Aktivis 98 Temui Kapolri, Minta Penjelasan Aksi Represif ke Demonstran

- Aktivis 98 meminta pertanggungjawaban Kapolri terkait represivitas polisi terhadap demonstran menolak RUU Pilkada.
- Tuntutan dilayangkan oleh berbagai pihak, termasuk Forum Guru Besar, akademisi, pegiat HAM, dan pengacara senior.
- Pengacara senior Todung Mulya Lubis menilai tindakan represif polisi melanggar UU Kepolisian Nomor 2 tahun 2002.
Jakarta, IDN Times - Represivitas anggota Polri terhadap demonstran yang menolak Rancangan Undang-Undang (RUU) Pilkada di sejumlah daerah akhir-akhir ini menuai kecaman. Demonstran banyak mengalami intimidasi dan penganiayaan aparat.
Hal tersebut membuat Aktivis 98, Forum Guru Besar, akademisi dan pegiat HAM mendatangi Mabes Polri pada hari ini, Rabu (28/8/2024), untuk menemui Kapolri Jenderal Pol Listyo Sigit Prabowo.
"Kami ingin mempertanyakan mengapa kebijakan keamanan kepolisian, bersifat represif terhadap mahasiswa yang menggelar aksi-aksi yang sangat damai," kata Direktur Eksekutif Amnesty Internasional Indonesia yang juga aktivis 1998, Usman Hamid, di Mabes Polri.
1. Aktivis 98 minta Kapolri bertanggung jawab

Selain itu, Aktivis 98 juga bakal memintai pertanguungjawaban Kapolri atas keseluruhan tindakan kekerasan polisi dalam menangani unjuk rasa yang berlangsung di Jakarta, Bandung, Semarang, Surabaya, dan di berbagai wilayah lainnya.
“Baik itu dalam bentuk pembubaran yang tidak perlu melalui water cannon, gas air mata, atau kekerasan yang tidak perlu memukul, menendang, dan melakukan tindakan kekerasan lain, termasuk melakukan penangkapan dan penahanan secara sewenang-wenang, bahkan terhadap anak,” ujarnya.
2. Polisi bukan alat untuk menyiksa

Sementara itu, pengacara senior Todung Mulya Lubis yang juga hadir di Mabes Polri turut menyayangkan tindakan represif aparat terhadap demonstran.
Hal tersebut dinilai menyalahi UU Kepolisian Tahun 2002 Nomor 2 bahwa tugas polisi itu menjaga ketertiban, mengayomi dan melindungi warga negara sesuai dengan prinsip HAM.
“Kita ini ingin polisi Indonesia yang betul-betul profesional, lebih punya empati, lebih tunduk dan sadar bahwa mereka harus melaksanakan hukum dan hak asasi manusia.
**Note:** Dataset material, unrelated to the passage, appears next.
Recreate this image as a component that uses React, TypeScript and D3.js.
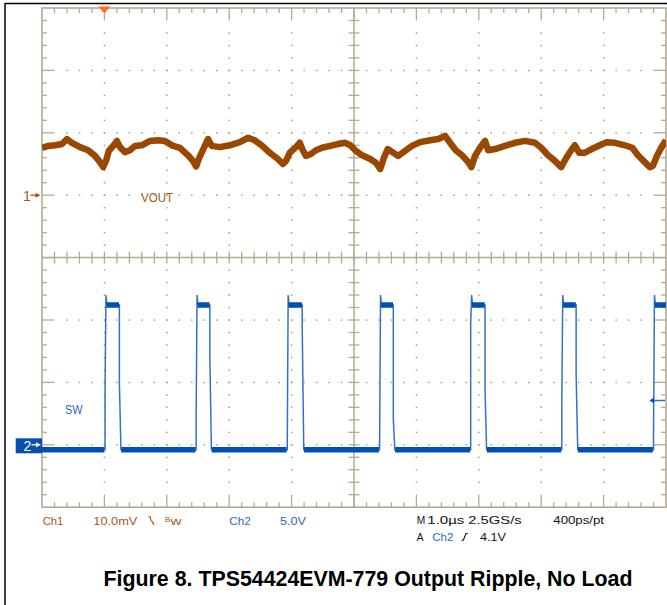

Bukan alat untuk menyiksa atau melakukan represi terhadap warga negara,” kata Todung.
3. Akademisi sesalkan tindakan represif aparat ke mahasiswa

Ketua Sekolah Tinggi Filsafat (STF) Driyarkara, Romo Simon P Lili Tjahjadi menyebut, tindakan represif ke para mahasiswa adalah hal yang terlampau keras dan juga melampaui batas.
"Kalau saya dari dunia kampus melihat apa yang terjadi terhadap adik-adik kami mahasiswa di berbagai tempat di Nusantara, kami menilai bahwa tindakan itu terlalu keras dan juga kelihatannya melampaui batas- batas yang kami bisa toleransi," kata Romo Simon dalam kesempatan yang sama.
"Maka itu tadi kami datang untuk minta pertanggungjawaban, minta klarifikasi ada apa ini dan mengapa tindakan seperti itu dibuat?" imbuhnya.